Das Landgericht Mannheim war der Ansicht, dass der Anschlussinhaber nur beschränkt seinen Prüfungspflichten nachkommen muss. Im konkreten Fall waren die im Haushalt lebenden Personen alle erwachsen, so dass die Prüfungspflicht des Anschlussinhaber entfallen ist, siehe LG Mannheim, Urteil vom 04.08.2006, Az. 7 O 76/06 und LG Mannheim, Urteil vom 30.01.2007, Az. 2 O 71/06

Das Oberlandesgericht Frankfurt geht zwar davon aus, dass der Anschlussinhaber den Zugang zu seinem Internetanschluss überwachen muss, hat jedoch die Überwachungspflicht ebenfalls eingeschränkt, siehe OLG Frankfurt, Urteil vom 20.12.2007, Az. 11 W 58/07. Der Anschlussinhaber müsse Anhaltspunkte für eine Rechtsverletzung kennen, um eine entsprechende Überwachung zu erwarten. Hat er die in seinem Haushalt lebenden Personen über die Rechtswidrigkeit von Filesharing aufgeklärt, könne anschließend nicht mehr von ihm erwartet werden. Letztendlich hat das OLG Frankfurt dem Rechtsinhaber die Beweispflicht aufgebürdet, nachzuweisen, warum gerade der Anschlussinhaber für die Rechtsverletzung haften soll. 

In der Praxis

Für den Verbraucher bleibt die Rechtslage undurchsichtig:

Es wird im jeden Einzelfall zu prüfen sein, ob der Anschlussinhaber Prüfungspflichten unterliegt und auch tatsächlich hinreichende Vorkehrungen gegen einen Missbrauch seines Anschlusses getroffen hat. Bei einem anderen Sachverhalt kann das jeweilige Gericht auch anders entscheiden, wenn es nicht sowieso von einer Störerhaftung des Anschlussinhabers, unabhängig von etwaigen Prüfungspflichten, ausgeht.

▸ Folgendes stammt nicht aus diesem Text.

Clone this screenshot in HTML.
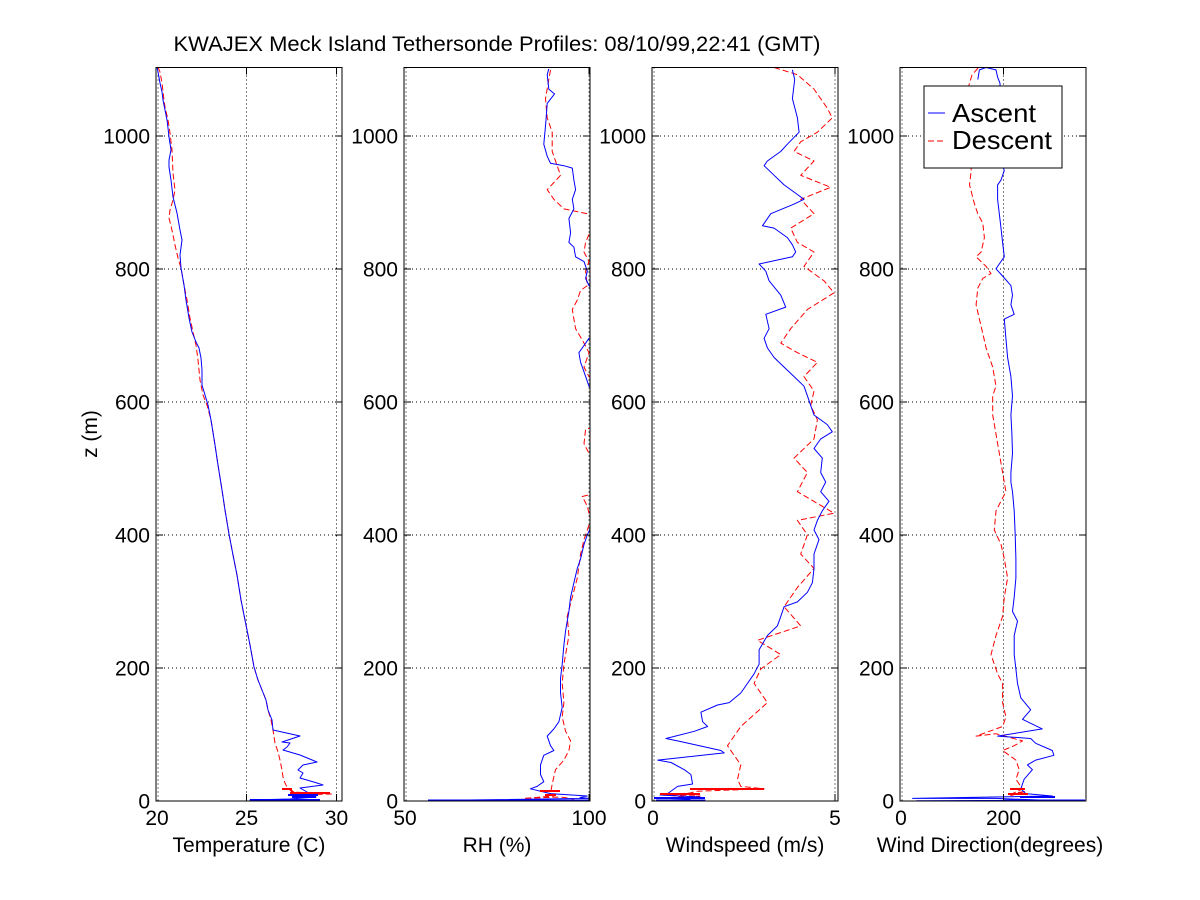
<!DOCTYPE html>
<html>
<head>
<meta charset="utf-8">
<style>
  html,body{margin:0;padding:0;background:#fff;}
  svg{display:block;}
  text{font-family:"Liberation Sans",Arial,sans-serif;fill:#000;}
</style>
</head>
<body>
<svg width="1200" height="900" viewBox="0 0 1200 900" xmlns="http://www.w3.org/2000/svg">
<defs>
  <clipPath id="c1"><rect x="156" y="67.5" width="186" height="733.5"/></clipPath>
  <clipPath id="c2"><rect x="404" y="67.5" width="186" height="733.5"/></clipPath>
  <clipPath id="c3"><rect x="652" y="67.5" width="186" height="733.5"/></clipPath>
  <clipPath id="c4"><rect x="900" y="67.5" width="186" height="733.5"/></clipPath>
</defs>
<rect x="0" y="0" width="1200" height="900" fill="#fff"/>

<!-- Title -->
<text x="497" y="51" font-size="21" text-anchor="middle" textLength="647" lengthAdjust="spacingAndGlyphs">KWAJEX Meck Island Tethersonde Profiles: 08/10/99,22:41 (GMT)</text>

<!-- ===== GRIDS (dotted) ===== -->
<g stroke="#000" stroke-width="1" stroke-dasharray="1,3" fill="none">
  <!-- horizontal grids for each panel -->
  <path d="M156 136H342M156 269H342M156 402H342M156 535H342M156 668H342"/>
  <path d="M404 136H590M404 269H590M404 402H590M404 535H590M404 668H590"/>
  <path d="M652 136H838M652 269H838M652 402H838M652 535H838M652 668H838"/>
  <path d="M900 136H1086M900 269H1086M900 402H1086M900 535H1086M900 668H1086"/>
  <!-- vertical grids -->
  <path d="M158 67.5V801M246.5 67.5V801M336.5 67.5V801"/>
  <path d="M406 67.5V801M589 67.5V801"/>
  <path d="M654 67.5V801M835 67.5V801"/>
  <path d="M902 67.5V801M1003.5 67.5V801"/>
</g>

<!-- ===== DATA ===== -->
<g fill="none" stroke-width="1" stroke-linejoin="round">
  <!-- Panel 1 Temperature -->
  <g clip-path="url(#c1)">
    <polyline stroke="#ff0000" stroke-dasharray="6,3" points="158,67 160,72 162,83 164,100 165,107 168,120 170,133 172,150 173,173 175,190 173,200 170,210 169,218 171,226 173,235 175,245 178,258 181,268 184,285 187,300 190,318 193,332 196,345 198,360 200,380 203,395 207,405 211,420 215,445 218,465 222,490 225,510 229,534 233,555 237,575 241,600 246,625 250,645 254,667 258,680 262,690 266,700 268,710 271,720 273,730 275,743 278,752 280,760 282,770 283,777 285,783 287,787 292,792 332,794 288,795 300,797 290,789 282,789"/>
    <polyline stroke="#0000ff" points="157,67 158,72 160,83 162,92 163,100 165,110 167,120 168,128 169,137 171,150 169,160 169,167 171,180 173,197 175,205 177,213 180,230 182,240 180,255 181,268 184,285 186,300 189,318 192,332 196,342 199,348 201,358 202,370 202,385 205,395 208,405 211,420 215,445 218,465 222,490 225,510 229,534 233,555 237,575 241,600 246,625 250,645 254,667 258,680 262,690 266,700 268,710 272,720 273,730 300,736 282,742 290,743 287,747 283,750 300,755 317,762 303,765 298,770 303,773 300,778 317,783 323,785 300,788 307,792 293,795 316,797 290,799 250,800 320,800"/>
    <path stroke="#0000ff" stroke-width="2" d="M250 800H320M288 795H318M292 797H316"/>
    <path stroke="#ff0000" stroke-width="2" d="M282 789H292M290 793H330"/>
  </g>

  <!-- Panel 2 RH -->
  <g clip-path="url(#c2)">
    <polyline stroke="#ff0000" stroke-dasharray="6,3" points="550.5,69.9 548.8,79.5 545.5,98.6 547.2,117.8 552.2,132.2 552.2,151.4 557.2,165.7 560.5,175.3 553.9,182.5 547.2,189.7 553.9,199.3 563.9,208.9 587.3,213.7 600,216 600,228 590.6,230.5 585.6,242.4 584,252 589,261.6 585.6,271.2 587.3,285.6 580.6,290.4 577.3,300 572.3,309.5 573.9,319.1 575.6,328.7 584,343.1 589,352.7 584,367.1 589,376.6 600,386 600,425 585.6,429.4 584,443.7 589,453.3 600,463 600,492 582.3,496.5 587.3,506.1 590.6,520.4 584,539.6 580.6,554 577.3,578 572.3,597.1 567.2,616.3 568.9,635.5 565.6,654.6 563.9,664.2 562.2,683.4 563.9,702.6 562.2,717 565.6,731.3 570.6,740.9 568.9,750.5 563.9,760.1 555.5,769.7 552.2,784 550.5,793.6 553.9,796 523.8,798.4 560.5,797 574,799"/>
    <polyline stroke="#0000ff" points="548.8,68.9 547.2,74.7 548.8,89.1 554.5,93.9 547.2,103.4 545.8,122.6 543.8,144.2 547.2,156.2 550.5,163.3 563.9,165.7 572.3,168.1 573.9,180.1 575.6,189.7 572.3,199.3 573.9,208.9 568.9,218.5 570.6,232.8 568.9,242.4 573.9,247.2 575.6,256.8 584,261.6 587.3,271.2 585.6,278.4 589,285.6 600,295 600,333 589,338.3 582.3,347.9 578.9,352.7 580.6,362.3 584,371.8 589,386.2 600,395.8 600,520 590.6,527.6 587.3,534.8 584,544.4 580.6,558.8 577.3,568.4 573.9,582.7 570.6,597.1 568.9,611.5 565.6,630.7 563.9,645.1 562.2,664.2 560.5,678.6 560.5,693 562.2,707.4 558.9,721.7 553.9,728.9 547.2,736.1 550.5,745.7 553.9,750.5 543.8,755.3 540.5,764.9 540.5,774.5 543.8,781.7 537.1,786.4 530.4,788.8 550.5,793.6 587.3,796 580,797.5 589,798.4 428.4,800.5 589,800.5"/>
    <path stroke="#0000ff" stroke-width="2" d="M428 800.5H590"/>
    <path stroke="#ff0000" stroke-width="2" d="M540 791H560M545 795H556"/>
  </g>

  <!-- Panel 3 Windspeed -->
  <g clip-path="url(#c3)">
    <polyline stroke="#ff0000" stroke-dasharray="6,3" points="774.1,67.5 797.4,74.7 814,89.1 827.3,108.2 832.3,117.8 817.4,132.2 800.7,141.8 794.1,151.4 814,161 800.7,175.3 830.7,187.3 800.7,199.3 814,213.7 790.7,228.1 797.4,242.4 814,252 804,266.4 824,280.8 834,292.8 807.4,309.5 790.7,328.7 780.8,343.1 797.4,352.7 817.4,362.3 804,376.6 814,391 810.7,405.4 817.4,419.8 814,438.9 794.1,458.1 807.4,472.5 797.4,491.7 834,513.2 797.4,520.4 807.4,534.8 800.7,554 814,568.4 797.4,587.5 784.1,606.7 800.7,625.9 757.5,640.3 780.8,654.6 760.8,669 754.1,683.4 767.4,702.6 740.8,726.5 727.5,745.7 740.8,764.9 737.5,779.3 740.8,786.4 764.1,788.8 697.6,791.2 690,793 660,795 700,796 680,797 655,798"/>
    <polyline stroke="#0000ff" points="792.4,69.9 794.7,79.5 792.4,98.6 797.4,117.8 799.1,132.2 787.4,144.2 780.8,151.4 767.4,161 764.1,165.7 774.1,175.3 784.1,184.9 797.4,194.5 804,199.3 794.1,204.1 770.8,213.7 762.5,225.7 774.1,228.1 787.4,237.6 792.4,244.8 795.7,252 792.4,256.8 759.1,264 765.8,271.2 769.1,280.8 780.8,295.2 785.7,307.1 765.8,314.3 769.1,328.7 764.1,338.3 767.4,347.9 774.1,357.5 784.1,367.1 794.1,376.6 804,386.2 807.4,395.8 810.7,405.4 814,415 827.3,424.6 832.3,431.8 820.7,438.9 814,448.5 822.3,458.1 820.7,472.5 825.7,482.1 820.7,491.7 829,501.3 822.3,510.8 817.4,520.4 814,530 819,539.6 814,554 814,568.4 812.4,582.7 807.4,592.3 797.4,601.9 784.1,606.7 780.8,616.3 777.4,625.9 767.4,635.5 759.1,649.8 759.1,664.2 754.1,673.8 747.5,683.4 740.8,693 729.2,702.6 717.5,705 700.9,712.2 702.6,721.7 707.6,726.5 694.3,731.3 666,738.5 677.6,740.9 720.9,750.5 724.2,752.9 657.7,760.1 671,762.5 684.3,769.7 690.9,774.5 692.6,784 677.6,786.4 667.6,793.6 660,795 700,797 655,798 690,799 670,800 705,800 656,801"/>
    <path stroke="#ff0000" stroke-width="2" d="M690 789H764M660 794H700"/>
    <path stroke="#0000ff" stroke-width="2" d="M654 798H705M656 800.5H700"/>
  </g>

  <!-- Panel 4 Wind Direction -->
  <g clip-path="url(#c4)">
    <polyline stroke="#ff0000" stroke-dasharray="6,3" points="978,68 972,75 969,85 968,110 970,140 971.2,170.5 969.5,184.9 974.5,204.1 977.8,213.7 982.8,223.3 984.4,237.6 981.1,252 976.1,256.8 986.1,266.4 991,273.6 982.8,278.4 977.8,288 976.1,304.7 979.4,319.1 982.8,333.5 986.1,347.9 992.7,367.1 996,386.2 992.7,395.8 992.7,415 996,434.1 999.3,453.3 1002.6,472.5 1005.9,491.7 996,510.8 994.3,530 1001,544.4 1004.3,558.8 1007.6,578 1004.3,597.1 1002.6,616.3 996,635.5 991,654.6 997.6,673.8 1002.6,683.4 1002.6,702.6 1005.9,717 1002.6,726.5 976.1,736.1 996,733.7 1022.5,740.9 1014.2,745.7 1002.6,750.5 1015.9,760.1 1019.2,769.7 1015.9,779.3 1022.5,788.8 1012.5,793.6 1025.8,791.2 1009.2,796"/>
    <polyline stroke="#0000ff" points="977.8,79.5 979.4,69.9 986.1,67.5 996,69.9 997.6,77.1 1000,83.3 1001,132.2 1002.6,165.7 1004.3,170.5 1001,180.1 997.6,184.9 997.6,199.3 999.3,213.7 1001,228.1 1002.6,242.4 1004.3,256.8 997.6,266.4 996,268.8 1002.6,276 1010.9,285.6 1012.5,295.2 1010.9,304.7 1014.2,314.3 1004.3,319.1 1005.9,338.3 1007.6,357.5 1010.9,376.6 1012.5,395.8 1010.9,415 1011.9,434.1 1012.5,453.3 1010.9,472.5 1010.9,482.1 1012.5,491.7 1014.2,510.8 1015.2,534.8 1015.9,558.8 1015.9,578 1014.2,597.1 1012.5,611.5 1017.5,621.1 1014.2,635.5 1014.2,654.6 1015.9,669 1017.5,683.4 1020.8,697.8 1030.7,709.8 1022.5,719.3 1042.3,728.9 997.6,736.1 1030.7,738.5 1035.7,743.3 1052.3,750.5 1053.9,755.3 1035.7,760.1 1027.4,764.9 1032.4,769.7 1024.1,779.3 1020.8,788.8 1025.8,793.6 1052.3,796 912.6,798.4 996,798.4 1058.9,800.8 916.6,800.8 1084,800"/>
    <path stroke="#ff0000" stroke-width="2" d="M1010 789H1025M1008 794H1028"/>
    <path stroke="#0000ff" stroke-width="2" d="M1003 800.5H1085M1020 797H1055"/>
  </g>
</g>

<!-- ===== AXES BOXES & TICKS ===== -->
<g stroke="#000" stroke-width="1" fill="none">
  <rect x="156" y="67.5" width="186" height="733.5"/>
  <rect x="404" y="67.5" width="186" height="733.5"/>
  <rect x="652" y="67.5" width="186" height="733.5"/>
  <rect x="900" y="67.5" width="186" height="733.5"/>
  <!-- y ticks left/right -->
  <path d="M156 136h7M156 269h7M156 402h7M156 535h7M156 668h7M342 136h-7M342 269h-7M342 402h-7M342 535h-7M342 668h-7"/>
  <path d="M404 136h7M404 269h7M404 402h7M404 535h7M404 668h7M590 136h-7M590 269h-7M590 402h-7M590 535h-7M590 668h-7"/>
  <path d="M652 136h7M652 269h7M652 402h7M652 535h7M652 668h7M838 136h-7M838 269h-7M838 402h-7M838 535h-7M838 668h-7"/>
  <path d="M900 136h7M900 269h7M900 402h7M900 535h7M900 668h7M1086 136h-7M1086 269h-7M1086 402h-7M1086 535h-7M1086 668h-7"/>
  <!-- x ticks bottom/top -->
  <path d="M246.5 801v-7M336.5 801v-7M246.5 67.5v7M336.5 67.5v7"/>
  <path d="M589 801v-7M589 67.5v7"/>
  <path d="M835 801v-7M835 67.5v7"/>
  <path d="M1003.5 801v-7M1003.5 67.5v7"/>
</g>

<!-- ===== TICK LABELS ===== -->
<g font-size="21" text-anchor="end">
  <text x="150" y="143.5">1000</text><text x="150" y="276.5">800</text><text x="150" y="409.5">600</text><text x="150" y="542.5">400</text><text x="150" y="675.5">200</text><text x="150" y="808.5">0</text>
  <text x="398" y="143.5">1000</text><text x="398" y="276.5">800</text><text x="398" y="409.5">600</text><text x="398" y="542.5">400</text><text x="398" y="675.5">200</text><text x="398" y="808.5">0</text>
  <text x="646" y="143.5">1000</text><text x="646" y="276.5">800</text><text x="646" y="409.5">600</text><text x="646" y="542.5">400</text><text x="646" y="675.5">200</text><text x="646" y="808.5">0</text>
  <text x="894" y="143.5">1000</text><text x="894" y="276.5">800</text><text x="894" y="409.5">600</text><text x="894" y="542.5">400</text><text x="894" y="675.5">200</text><text x="894" y="808.5">0</text>
</g>
<g font-size="21" text-anchor="middle">
  <text x="157" y="825">20</text><text x="246.5" y="825">25</text><text x="336.5" y="825">30</text>
  <text x="405" y="825">50</text><text x="589" y="825">100</text>
  <text x="653" y="825">0</text><text x="835" y="825">5</text>
  <text x="901" y="825">0</text><text x="1003.5" y="825">200</text>
</g>

<!-- ===== AXIS LABELS ===== -->
<g font-size="21" text-anchor="middle">
  <text x="249" y="852">Temperature (C)</text>
  <text x="497" y="852">RH (%)</text>
  <text x="745" y="852">Windspeed (m/s)</text>
  <text x="990" y="852">Wind Direction(degrees)</text>
  <text transform="translate(97,434) rotate(-90)" x="0" y="0">z (m)</text>
</g>

<!-- ===== LEGEND ===== -->
<rect x="924" y="86" width="138" height="82" fill="#fff" stroke="#000" stroke-width="1"/>
<line x1="928" y1="113" x2="945" y2="113" stroke="#0000ff" stroke-width="1"/>
<line x1="928" y1="141" x2="945" y2="141" stroke="#ff0000" stroke-width="1" stroke-dasharray="6,3"/>
<text x="952" y="122" font-size="26" textLength="84" lengthAdjust="spacingAndGlyphs">Ascent</text>
<text x="952" y="149" font-size="26" textLength="100" lengthAdjust="spacingAndGlyphs">Descent</text>
</svg>
</body>
</html>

Ob der abgemahnte Anschlussinhaber sich daher auf ein streitiges gerichtliches Verfahren einlassen soll, muss daher anhand seines konkreten Falles entschieden werden. Denn ein solches Verfahren kann teuer werden. Die Streitwerte reichen bis zu Euro 10.0000,00 pro Song, siehe LG Köln, Urteil vom 18.07.2007, Az. 28 O 480/06. Andere Gerichte staffeln je nach Anzahl der Rechtsverletzungen, wohl auch das Landgericht Hamburg. 

Richtungswechsel?

Für die Personen, die gegebenenfalls in Hamburg verklagt werden, bleibt allerdings ein kleiner Hoffnungsschimmer: In einem aktuellen Filesharing-Fall hat das Landgericht Hamburg eine Klage der Rechtsinhaber abgewiesen, da diese nicht hinreichend die Urheberrechtsverletzung dargelegt und nachgewiesen hatten, LG Hamburg, Urteil vom 14.03.2008, Az. 308 O 76/07. Die Rechtsinhaber hatten lediglich die Auszüge aus einer Ermittlungsfirma vorgelegt, wonach eine bestimmte IP-Adresse dem Beklagten für einen bestimmten Zeitraum zuzuordnen war. Die Rechtsverletzung war damit noch nicht nachgewiesen.